Retired City Archaeologist Fran Bromberg describes the rediscovery of the Contraband and Freedmen’s Cemetery on South Washington Street in Alexandria as one of the highlights of her career. During a recent talk at the site, she described how history, archaeology, and community activism came together to rescue a sacred place that sat underneath the asphalt of a gas station.
A brief summary of Fran’s talk, supplemented with some other reading and research.
Civil War Beginnings
The cemetery was created in 1864 to inter African Americans who had escaped slavery by coming into Union-occupied Alexandria. Existing burial grounds could not accommodate the numbers of deaths caused by decades of neglected health coupled with poor nutrition, close quarters, and other aggravators.
Julia Wilbur, in her role as a relief worker, often visited the cemeteries. On February 5, 1864, she “talked with a grave digger [who] says he was told to put 3 or 4 into one grave.” The new cemetery opened the following month.
Albert Gladwin, Alexandria’s “Superintendent of Contrabands.,” confiscated the land at the southern edge of town, across from a Catholic cemetery and on property that belonged to Francis Smith, an attorney of Robert E. Lee. The Alexandria Gazette reported on March 4, “A grave yard for the burial of ‘contrabands’ who may die in this place has been laid off near the Catholic cemetery.” In addition to a more regular method of burial (a hearse, a wooden casket, a headboard), Gladwin began a record of the people buried there—names, ages, and, when known, cause of death.
The Freedmen’s Bureau kept the cemetery going until 1869. Fran showed copies of that agency’s documentation about maintenance and burials (which proved important in the eventual restoration). But in keeping with the broader story of the thwarted efforts of the bureau, funding and attention ceased. A mention of a headstone appeared in the Alexandria Gazette in 1892, but “Negro cemetery” appeared on a map as late as 1948. But the cemetery fell into disrepair.
The Smiths eventually reclaimed the property after the War but sold it to the Catholic diocese. The diocese then sold it stipulating that it could not be used for a gas station (Fran was not sure why this particular ban was included, when other commercial development could occur). In 1955, development coincided with an expansion of the city to include what is now Alexandria’s West End. Many streets were re-named for Confederate heroes, including Beauregard (prominent general) and Taney (Supreme Court justice who presided over the Dred Scott case). The city authorities tried to hold on to school segregation and other Jim Crow actions. More immediate to this subject, the city authorities lifted the ban and approved construction of a gas station. The construction of the Beltway and the Woodrow Wilson Bridge further made the site inhospitable and further degraded..

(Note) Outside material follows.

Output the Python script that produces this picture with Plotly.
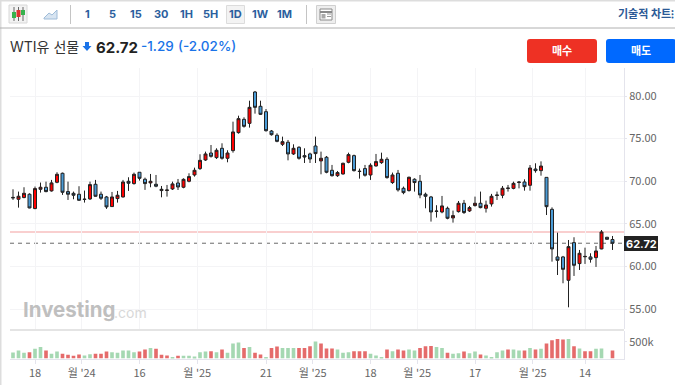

In the 1980s, the city historian, T. Michael Miller, came upon mention of the cemetery. In the mid-1990s, Wes Pippenger, a historian and genealogist, discovered the Gladwin record of deaths at the Library of Virginia. Then the plan to build a new Wilson bridge led to assessments of the area that, in turn, led to the archaeology work that positively located hundreds of graves.
Ground-penetrating radar identified where burials may have taken place. When confirmed, the land was left intact so as not to disturb the remains. Casket handles and other artifacts were photographed but also left in the ground. These places are identified with stone markers in the earth or on the sidewalks (since they are under the current-day sidewalk on Washington Street and, Fran noted, probably under the road itself although no excavation took place there).
Fran said the original plan was to keep the gas station intact but to dedicate the portion of the land owned by the government. However, a woman living in the neighborhood named Lillian Finklea began to organize and, over time, a group called Friends of Freedmen Cemetery convinced the city to purchase the land and reconsecrate it as a cemetery. This, of course, over-compresses the effort. How to honor the people buried? How not to disturb the site further? The fence around the cemetery reflects the design of a white picket fence that was probably once used. A sculpture and bas-reliefs provide inspiration and a place for reflection.
Concurrently,genealogist Char McCargo Bah began trying to connect current generations with ancestor who may have been buried at the cemetery. She has found connections to more than 150 of the interred who, in turn, connect to thousands of descendants.
As moving as any cemetery can be, the Gladwin Record makes the cemetery even more astounding. More than half of the 1,700 burials are of children. We know their names, often where they lived and their causes of death. We can see mothers and daughters, elderly men, many more.
The Contrabands and Freedmen Cemetery Memorial in Alexandria will celebrate the 5th anniversary of its dedication in September. Descendants will gather at the site on South Washington Street. They will honor more than 1,700 men, women, and children buried between 1864 and 1869, almost all of whom had escaped slavery and fled into Alexandria during the Civil War.
It is amazing a ceremony can even happen.